El guión parte de la comedia de humor negro, pero se alimenta del thriller, del grotesco, del policial exagerado y de la comedia costumbrista para construir una narrativa tan política como desbordada. Entre las actrices se destacan María Fernanda Callejón —como una ex presidiaria, alfa de las cárceles, en uno de los mejores papeles de su carrera— y Marina Bellati, una comediante brillante que recuerda al humor absurdo, gestual y expresivo de los sketches más delirantes de Juana Molina. Malena Villa, por su parte, encarna a una de las protagonistas jóvenes con una mezcla precisa de ternura, resentimiento y pulsión de fuga.

La construcción visual es uno de los núcleos estéticos más potentes de la serie. El uso de colores saturados y planos contrastantes remite directamente al universo almodovariano: magentas encendidos, verdes pastel, fucsias de esmalte vencido, violetas de repisa de bazar. No es solo una paleta caprichosa: es una política visual. El maquillaje y la ropa no son decorado: son lenguaje. Elementos que delinean los personajes según su clase social, su edad, su territorio. Las mujeres no se disfrazan, se empoderan desde la superficie. Y esa superficie —ropa, uñas, pelos, zapatos— dice de dónde vienen y a qué están dispuestas. El vestuario reafirma filiaciones estéticas y sociales: viejas que se visten como viejas de barrio, con ruleros y pantalones elastizados; chetas de country con calzas animal print y frases de autoayuda; pibas con buzos rolingas, delineador corrido y mochilas colgando. Lo bizarro no está solo en lo que pasa o en los diálogos: está en la inteligencia visual con la que se resuelve cada escena.
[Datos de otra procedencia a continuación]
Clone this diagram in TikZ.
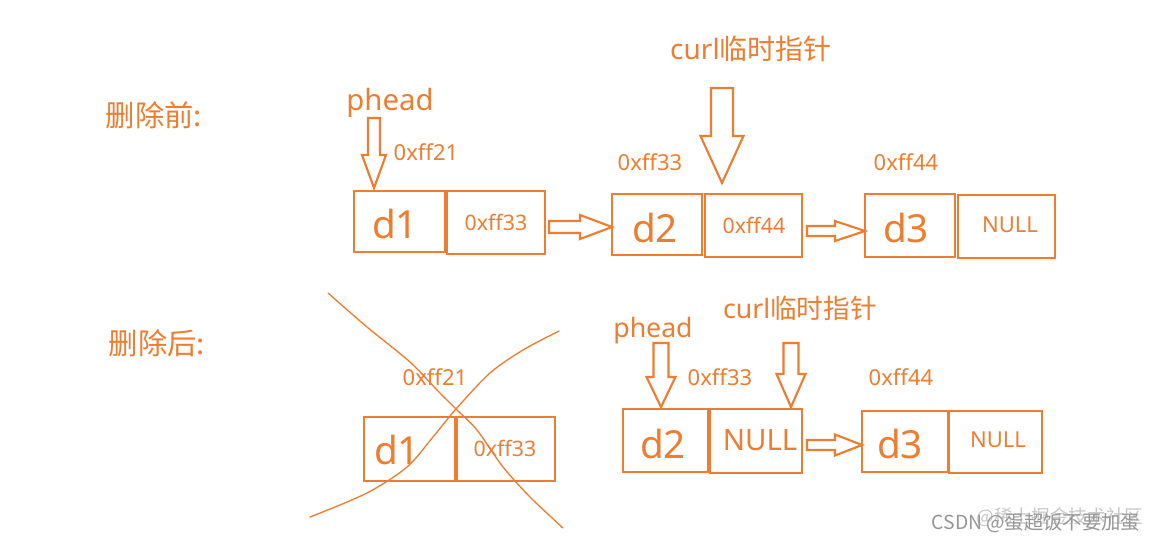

En ese terreno se inscriben también las escenas de enfrentamientos entre mujeres armadas, cara a cara, al mejor estilo Kill Bill. Hay tensión, estética y coreografía. Bandas opuestas de mujeres que se odian, se enfrentan y se miran fijo antes de avanzar: todo llevado al registro de la comedia negra, pero con una potencia simbólica que excede el chiste.

Y si el feminismo es el eje más visible, no es el único. La serie está atravesada por temas de clase, economía y política: la pobreza estructural de la Argentina de los 90, la precarización actual, los trabajos invisibles, la falta de oportunidades, el resentimiento acumulado. La venganza se vuelve, así, un acto de justicia poética, pero también una respuesta desesperada al cinismo social. No hay corrección política, hay necesidad. No hay doctrina, hay experiencia encarnada en cuerpos concretos que fueron tocados sin permiso, ignorados por el sistema o descartados por edad, por barrio, por vestuario.

¿Y si la sororidad, a veces, fuera también pasarse una llave inglesa y decir “vos distraé, yo entro”? El guión se permite ese riesgo: mostrar mujeres que no son ejemplares ni impolutas, pero que despiertan empatía. Que se contradicen, que compiten, que se equivocan, que se odian y se cuidan casi al mismo tiempo. Que discuten sobre prostitución, maternidad, poder y guita con más profundidad en cinco minutos que algunos paneles televisivos de opinión en tres horas.

Entonces, ¿qué es esta serie? ¿Una sátira feminista disfrazada de comedia? ¿Un grotesco con tintura y ruleros como armas simbólicas? ¿Una venganza estética contra los años noventa? ¿Un acto de justicia poética en calzas y plataformas? ¿Un Kill Bill con colectivo 103 y birra caliente? Puede ser todo eso. Pero también es una advertencia.

¿Y si las historias que más nos representan no son las que nos hacen quedar bien, sino las que nos muestran —sin maquillaje ni filtro— las trampas en las que caímos, las que todavía esquivamos y las que ya aprendimos a ver venir?